- Music: Ryan Cayabyab
- Lyrics: Bienvenido Lumbera
- Book: Bienvenido Lumbera
- Basis: Noli Me Tángere by José Rizal
- Premiere: 1995: Cultural Center of the Philippines, Manila

= Noli Me Tángere (musical) =

1995 musical based on José Rizal's novel of the same name

Noli Me Tángere, also known as Noli Me Tángere: The Musical, is a Filipino musical based on José Rizal's novel of the same name, with music by Ryan Cayabyab and libretto by Bienvenido Lumbera. Directed by Nonon Padilla, the musical premiered in 1995 at the Cultural Center of the Philippines (CCP) in Manila.

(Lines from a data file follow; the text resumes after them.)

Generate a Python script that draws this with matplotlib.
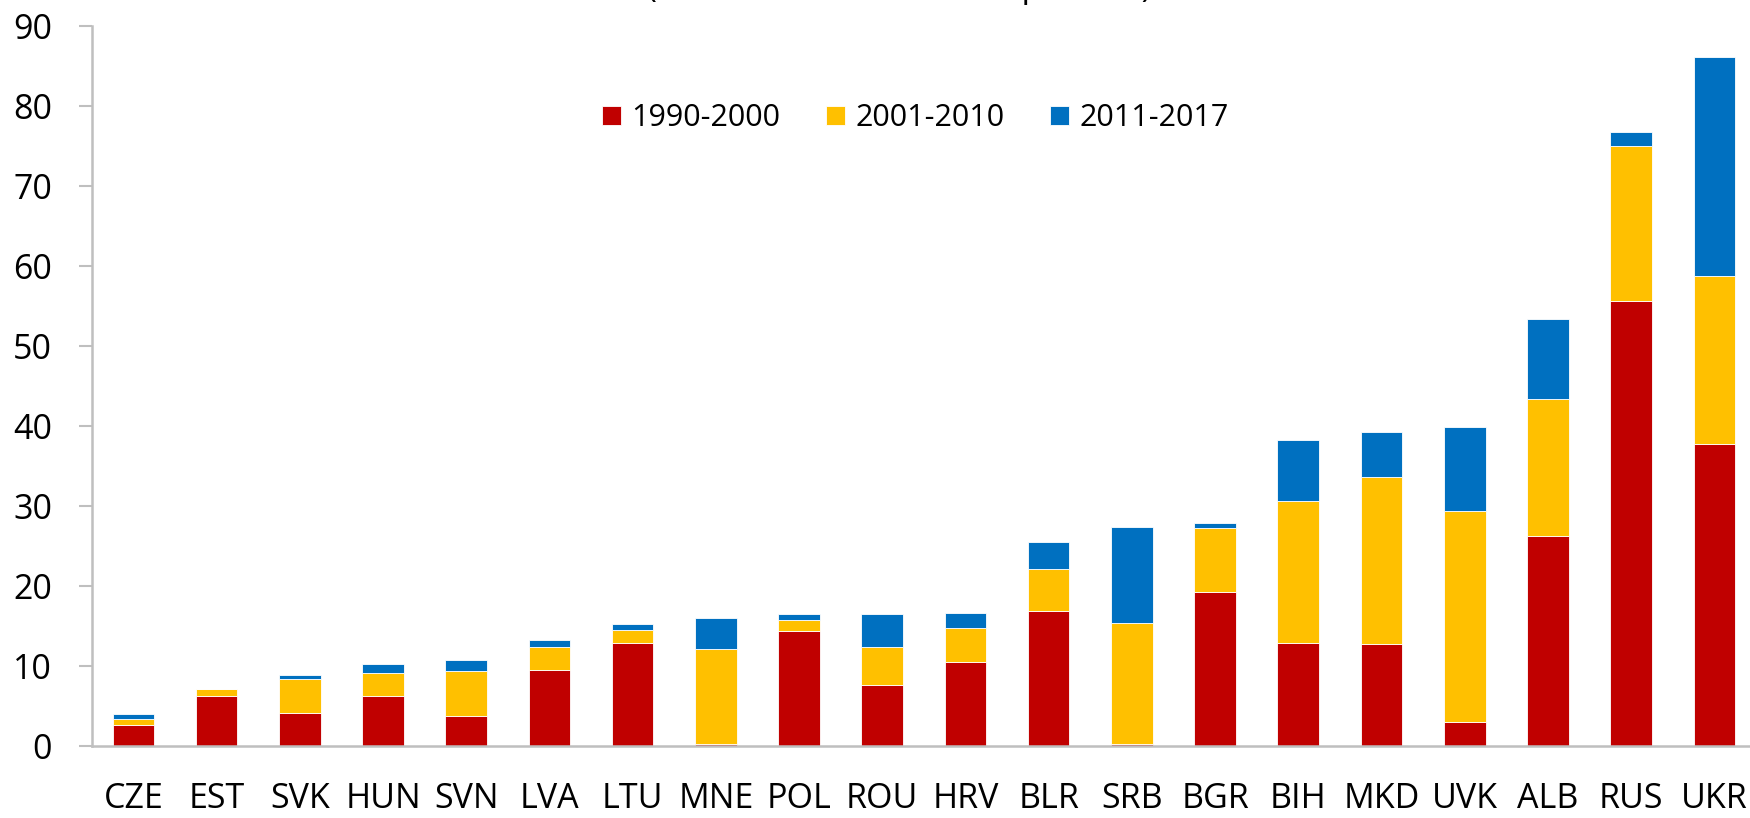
import matplotlib.pyplot as plt
import numpy as np

plt.rcParams['font.family'] = ['Open Sans', 'DejaVu Sans']

# Países y emigración acumulada por periodo (% de la población)
paises = ['CZE', 'EST', 'SVK', 'HUN', 'SVN', 'LVA', 'LTU', 'MNE', 'POL', 'ROU',
          'HRV', 'BLR', 'SRB', 'BGR', 'BIH', 'MKD', 'UVK', 'ALB', 'RUS', 'UKR']
p1990_2000 = [2.6, 6.25, 4.1, 6.25, 3.7, 9.55, 12.9, 0.3, 14.4, 7.65,
              10.45, 16.9, 0.3, 19.2, 12.9, 12.7, 3.0, 26.3, 55.65, 37.8]
p2001_2010 = [0.8, 0.85, 4.3, 2.85, 5.7, 2.85, 1.6, 11.85, 1.4, 4.75,
              4.25, 5.2, 15.1, 8.0, 17.7, 20.9, 26.4, 17.1, 19.35, 21.0]
p2011_2017 = [0.6, 0.05, 0.5, 1.1, 1.4, 0.8, 0.8, 3.85, 0.7, 4.1,
              1.9, 3.4, 12.0, 0.7, 7.6, 5.7, 10.5, 10.0, 1.8, 27.4]
periodos = ['1990-2000', '2001-2010', '2011-2017']
colores = ['#C00000', '#FFC000', '#0070C0']

fig = plt.figure(figsize=(17.5, 8.18), dpi=100)
ax = fig.add_axes([0.0524, 0.088, 0.951, 0.880])

x = np.arange(len(paises))
base = np.zeros(len(paises))
for valores, nombre, color in zip([p1990_2000, p2001_2010, p2011_2017], periodos, colores):
    ax.bar(x, valores, width=0.5, bottom=base, color=color, label=nombre,
           edgecolor='white', linewidth=0.6)
    base += np.array(valores)

# Ejes
ax.set_xlim(-0.5, len(paises) - 0.5)
ax.set_ylim(0, 90)
ax.set_yticks(range(0, 91, 10))
ax.set_xticks(x)
ax.set_xticklabels(paises)
ax.tick_params(axis='y', labelsize=24.5, length=9.5, width=1.5, color='#BFBFBF', pad=19)
ax.tick_params(axis='x', labelsize=24.5, length=0, pad=26)
for s in ['top', 'right']:
    ax.spines[s].set_visible(False)
for s in ['left', 'bottom']:
    ax.spines[s].set_color('#BFBFBF')
    ax.spines[s].set_linewidth(1.8)

ax.legend(loc='center', bbox_to_anchor=(0.495, 0.872), ncol=3, frameon=False,
          fontsize=22, handlelength=0.6, handleheight=0.6, handletextpad=0.35,
          columnspacing=1.5)

# Subtítulo (queda recortado por el borde superior)
fig.text(0.514, 1.0 + 3 / 818, '(Cumulative outflows in percent)', ha='center',
         va='baseline', fontsize=24)

plt.savefig('out.png', dpi=100)
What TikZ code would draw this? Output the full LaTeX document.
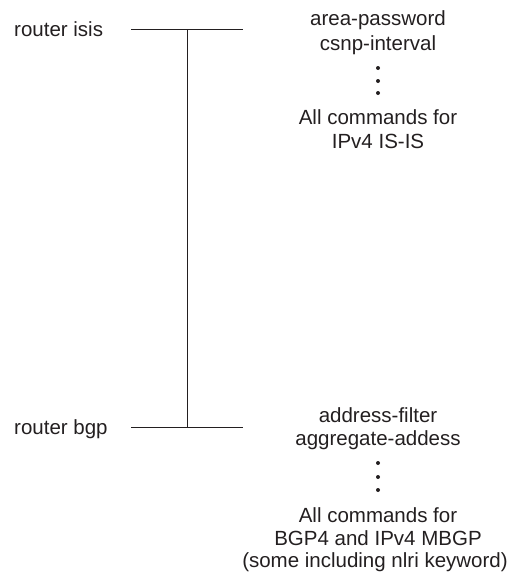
\documentclass[tikz,border=0pt]{standalone}
\usepackage{fontspec}
\setmainfont{Liberation Sans}
\newcommand{\cmdfont}{\fontsize{20.5}{24}\selectfont}
\definecolor{inkgray}{HTML}{231F20}

\begin{document}
\begin{tikzpicture}[x=1pt, y=-1pt,
  lbl/.style={font=\cmdfont, text=inkgray, anchor=base west, inner sep=0pt},
  cmd/.style={font=\cmdfont, text=inkgray, anchor=base, inner sep=0pt},
  vdot/.style={circle, fill=inkgray, draw=none, inner sep=0pt, minimum size=4pt},
  tree/.style={draw=inkgray, line width=0.8pt}
]
\useasboundingbox (0,0) rectangle (509,573);

% router modes
\node[lbl] (isis) at (14,36)  {router isis};
\node[lbl] (bgp)  at (14,434) {router bgp};

\coordinate (isisL) at (131,29);
\coordinate (isisJ) at (187,29);
\coordinate (isisR) at (243,29);
\coordinate (bgpL)  at (131,427);
\coordinate (bgpJ)  at (187,427);
\coordinate (bgpR)  at (243,427);

\draw[tree] (isisL) -- (isisR);
\draw[tree] (bgpL)  -- (bgpR);
\draw[tree] (isisJ) -- (bgpJ);

% IS-IS commands
\node[cmd] (isisA) at (378,25)  {area-password};
\node[cmd] (isisB) at (378,50)  {csnp-interval};
\node[vdot] (isisD1) at (378,68) {};
\node[vdot] (isisD2) at (378,81) {};
\node[vdot] (isisD3) at (378,93) {};
\node[cmd] (isisC) at (378,124) {All commands for};
\node[cmd] (isisE) at (378,148) {IPv4 IS-IS};

% BGP commands
\node[cmd] (bgpA) at (378,422) {address-filter};
\node[cmd] (bgpB) at (378,445) {aggregate-addess};
\node[vdot] (bgpD1) at (378,463) {};
\node[vdot] (bgpD2) at (378,477) {};
\node[vdot] (bgpD3) at (378,490) {};
\node[cmd] (bgpC) at (378,522) {All commands for};
\node[cmd] (bgpE) at (378,545) {BGP4 and IPv4 MBGP};
\node[cmd] (bgpF) at (375,567) {(some including nlri keyword)};
\end{tikzpicture}
\end{document}
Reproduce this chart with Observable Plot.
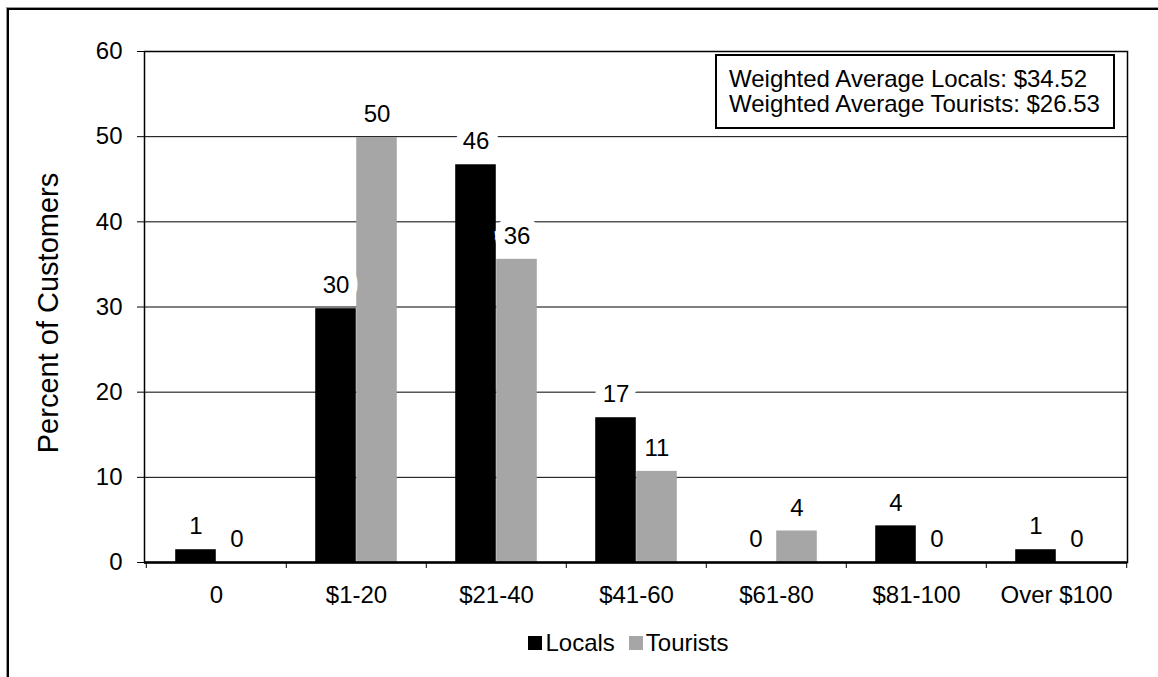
<!DOCTYPE html>
<html>
<head>
<meta charset="utf-8">
<script src="https://cdn.jsdelivr.net/npm/d3@7"></script>
<script src="https://cdn.jsdelivr.net/npm/@observablehq/plot@0.6"></script>
<style>
  body { margin: 0; background: #fff; font-family: Arial, "Liberation Sans", sans-serif; }
  #wrap { position: relative; width: 1158px; height: 677px; overflow: hidden; background: #fff; }
  #frame { position: absolute; left: 7px; top: 8px; width: 1200px; height: 720px;
           border-left: 2px solid #000; border-top: 2px solid #000; box-shadow: -1px -1px 0 #999; pointer-events: none; }
  #chart { position: absolute; left: 0; top: 0; }
  #note { position: absolute; left: 715px; top: 54px; width: 400px; height: 75px; box-sizing: border-box;
          border: 2px solid #000; background: #fff; font-size: 24px; line-height: 25px;
          padding: 10px 0 0 12px; color: #000; white-space: nowrap; }
  #legend { position: absolute; left: 144px; top: 626px; width: 983px; display: flex; justify-content: center; }
  #legend span > svg { margin-right: 3px !important; }
  #legend span { margin-right: 14px !important; }
</style>
</head>
<body>
<div id="wrap">
  <div id="chart"></div>
  <div id="note">Weighted Average Locals: $34.52<br>Weighted Average Tourists: $26.53</div>
  <div id="legend"></div>
  <div id="frame"></div>
</div>
<script>
// ---- data ----
const categories = ["0", "$1-20", "$21-40", "$41-60", "$61-80", "$81-100", "Over $100"];
const series = ["Locals", "Tourists"];
const seriesColors = ["#000000", "#a6a6a6"];
const localsValues = [1.5, 29.8, 46.7, 17.0, 0, 4.3, 1.5];
const touristsValues = [0, 49.9, 35.6, 10.7, 3.7, 0, 0];
const localsLabels = ["1", "30", "46", "17", "0", "4", "1"];
const touristsLabels = ["0", "50", "36", "11", "4", "0", "0"];
const yTicks = [0, 10, 20, 30, 40, 50, 60];
const gridTicks = [10, 20, 30, 40, 50];
const yTitle = "Percent of Customers";

// ---- layout ----
const W = 1158, H = 615;
const mL = 144, mR = 31, mT = 51, mB = 53;
const bw = (W - mL - mR) / categories.length;
const barW = 41;

const locals = categories.map((c, i) => ({category: c, series: "Locals", value: localsValues[i], label: localsLabels[i]}));
const tourists = categories.map((c, i) => ({category: c, series: "Tourists", value: touristsValues[i], label: touristsLabels[i]}));
const lastCat = [categories[categories.length - 1]];

const labelOpts = (dx) => ({x: "category", y: "value", text: "label", dx, dy: -23, lineAnchor: "middle", fontSize: 24});

const chart = Plot.plot({
  width: W, height: H,
  marginLeft: mL, marginRight: mR, marginTop: mT, marginBottom: mB,
  style: {fontFamily: "Arial, 'Liberation Sans', sans-serif", fontSize: "24px", color: "#000", background: "transparent"},
  x: {domain: categories, padding: 0, tickSize: 0, tickPadding: 23, label: null},
  y: {domain: [0, 60], ticks: yTicks, tickSize: 7, tickPadding: 15, label: null},
  color: {domain: series, range: seriesColors},
  marks: [
    Plot.ruleY(gridTicks, {stroke: "#000", strokeWidth: 1}),
    Plot.barY(locals, {x: "category", y: "value", fill: "series", insetLeft: bw / 2 - barW, insetRight: bw / 2}),
    Plot.barY(tourists, {x: "category", y: "value", fill: "series", insetLeft: bw / 2, insetRight: bw / 2 - barW}),
    // white label boxes
    Plot.text(locals, {...labelOpts(-barW / 2), fill: "white", stroke: "white", strokeWidth: 18, strokeLinejoin: "miter"}),
    Plot.text(tourists, {...labelOpts(barW / 2), fill: "white", stroke: "white", strokeWidth: 18, strokeLinejoin: "miter"}),
    Plot.text(locals, {...labelOpts(-barW / 2), fill: "#000"}),
    Plot.text(tourists, {...labelOpts(barW / 2), fill: "#000"}),
    Plot.frame({stroke: "#000", strokeWidth: 1.5}),
    Plot.ruleY([0], {stroke: "#000", strokeWidth: 2.5}),
    // category boundary ticks
    Plot.ruleX(categories, {x: d => d, y1: 0, y2: 0, dx: -bw / 2, insetBottom: -6, stroke: "#000", strokeWidth: 1}),
    Plot.ruleX(lastCat, {x: d => d, y1: 0, y2: 0, dx: bw / 2, insetBottom: -6, stroke: "#000", strokeWidth: 1}),
    Plot.text([yTitle], {text: d => d, frameAnchor: "left", textAnchor: "middle", lineAnchor: "middle", dx: -96, dy: 6, rotate: -90, fontSize: 29, fill: "#000"})
  ]
});
document.getElementById("chart").appendChild(chart);

const leg = chart.legend("color", {swatchWidth: 14, swatchHeight: 14, style: {fontSize: "24px", fontFamily: "Arial, 'Liberation Sans', sans-serif", color: "#000"}});
document.getElementById("legend").appendChild(leg);
</script>
</body>
</html>
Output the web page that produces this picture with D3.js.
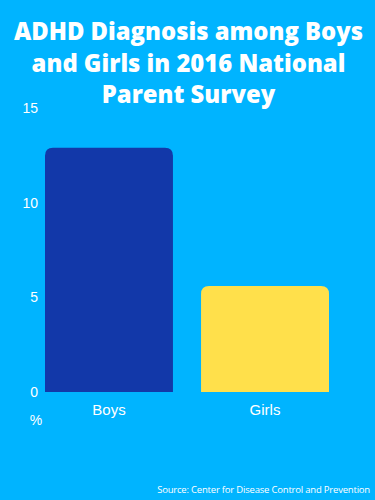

The musical was produced after the success of Cayabyab's previous Rizal musical adaptation, El filibusterismo (1993). Since its original production, Noli Me Tángere has been restaged multiple times, including a production in 2011 which was held to commemorate the 150th anniversary of Rizal's birth.

==Casts==

| Character | Original cast 1995 | 1st CCP Revival 2005 | 2nd CCP Revival 2011 |
|---|---|---|---|
| Crisóstomo Ibarra | Audie Gemora / John Arcilla | Jon Joven / Arnold Reyes | Mark Bautista / Gian Magdangal |
| María Clara | Regine Velasquez / Monique Wilson / Gigi Posadas (1996) | Angeli Bayani / Lena McKenzie / Princess Virtudazo | Cris Villonco |
| Padre Dámaso | Bernardo Bernardo / Bodjie Pascua | Dodo Crisol / Rody Vera | Bodjie Pascua |
| Doña Victorina | Nanette Inventor / Sheila Francisco |  | Aireen Antonio |
| Kapitan Tiago |  | Bong Imbile / Red Nuestro | Red Nuestro |
| Padre Salvi |  |  | Al Gatmaitan |
| Sisa |  |  | Angeli Bayani |
| Elias |  |  | Jerald Napoles |

==Television film==
A television film adaptation of the musical was broadcast on December 30, 1995, on RPN (now CNN Philippines). Produced by the Film Development Foundation and directed by Jose Mari Avellana, it features Ariel Rivera and Monique Wilson in the respective roles of Crisóstomo Ibarra and María Clara; Audie Gemora, who originally played Ibarra on stage, agreed to play the role of Father Salvi instead.